Y sobre este último no solo recae la celebridad asociada al principio de indeterminación que ilumina la evolución de la mecánica cuántica, sino su túrbida asunción de responsabilidades en la frustrada carrera atómica del Tercer Reich, cuestión sobre la que habría de retornar, en búsqueda de la expiación, durante sus treinta últimos años de existencia.
De este modo, ‘Copenhague‘, de Michael Frayn –erigida en función de laureadas referencias internacionales desde su puesta en escena en el National Theatre de Londres en 1998–, recala en el Teatre Talia de València de la mano del dramaturgo porteño Caludio Tolcachir, revisitando un terciario episodio de la sumarísima vida físico-militar de Heisenberg que habría de alimentar la subterránea crónica de dubitaciones e incertidumbres: su viaje a Copenhague en 1941, en plena ocupación Alemana de Dinamarca, para, entre otros propósitos, visitar a su mentor y referencia de la física atómica moderna Niels Bohr –quien, por su condición de judío habría de exiliarse en Suiza, Inglaterra y Estados Unidos, adhiriéndose, finalmente, al ‘Proyecto Manhattan’–.
Han sido numerosas, desde entonces, las especulaciones en torno a esta escarpada y fragosa cita entre ambas eminentes y antagónicas figuras de la física aplicada a la guerra nuclear, y a esta vacilación se aferra el intricado y soberbio texto de Frayn que, auxliándose de la figura de Margrethe Norlund –esposa de Bohr– para reconducir pedagógicamente las disquisicones entre ambos científicos (y, por ende, facilitar la comprensión al espectador), focaliza la gravedad del encuentro en el dilema deontológico asociado a la responsabilidad moral que recae sobre los hombros de la energía nuclear en plena contienda y, por extensión, a los fundamentos éticos que deben gobernar el pulso de nuestras decisiones.

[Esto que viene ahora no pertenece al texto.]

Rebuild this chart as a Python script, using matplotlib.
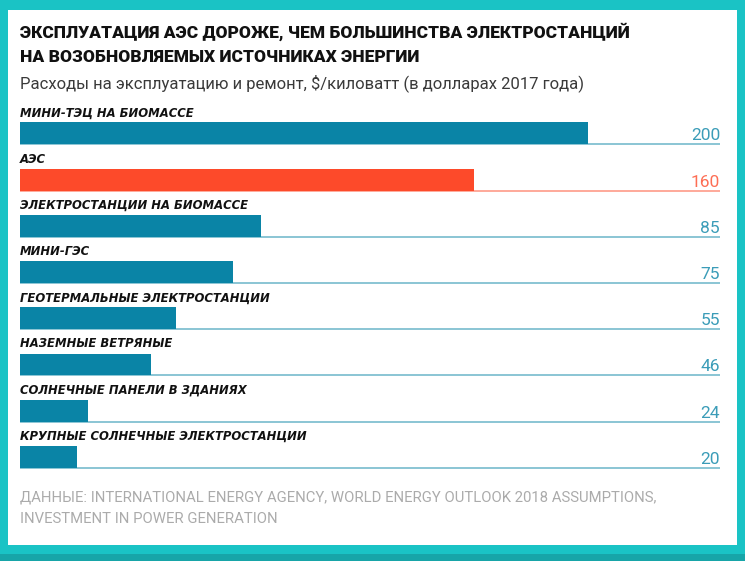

En consecuencia, Emilio Gutiérrez Caba (Bohr) y Carlos Hipólito (Heisenberg) atesoran la compleja misión de reportar naturalidad a un texto tan arduo en su prosodia como diáfano en sus objetivos, y a carta cabal que ambos cumplen miríficamente con el cometido, tras un aterido comienzo que va cobrando calidez con sus respectivos y particulares dominios de la entonación (mayúsculo Hipólito y verosímil Gutiérrez Caba), si bien Malena Gutiérrez (Margrethe) no logra, a mi juicio, situar sus diálogos con semejante franqueza, quizás gobernada por un exceso de ímpetu que reporta artificio a sus interperlaciones y desdibuja el conjunto.
Elisa Sanz edifica una escenografía plausible para conferir cierto perfume onírico al encuentro post mortem de unos personajes que, a base de efectivos juegos de analepsis, van revisitando obstinadamente sus confusos puntos de vista sobre aquella reunión, deambulando del proscenio a los tres planos del escenario según la fabulación de tiempos y partes de la dramaturgia, iluminadas estas con sutileza por Ion Aníbal López y Juan Gómez Cornejo.
A la postre, una obra erigida en cita ineludible por cuestiones semánticas, siendo ya ‘Copenhague’ un clásico contemporáneo de la escena internacional cuya presente versión conviene situar a la notable altura de sus predecesoras.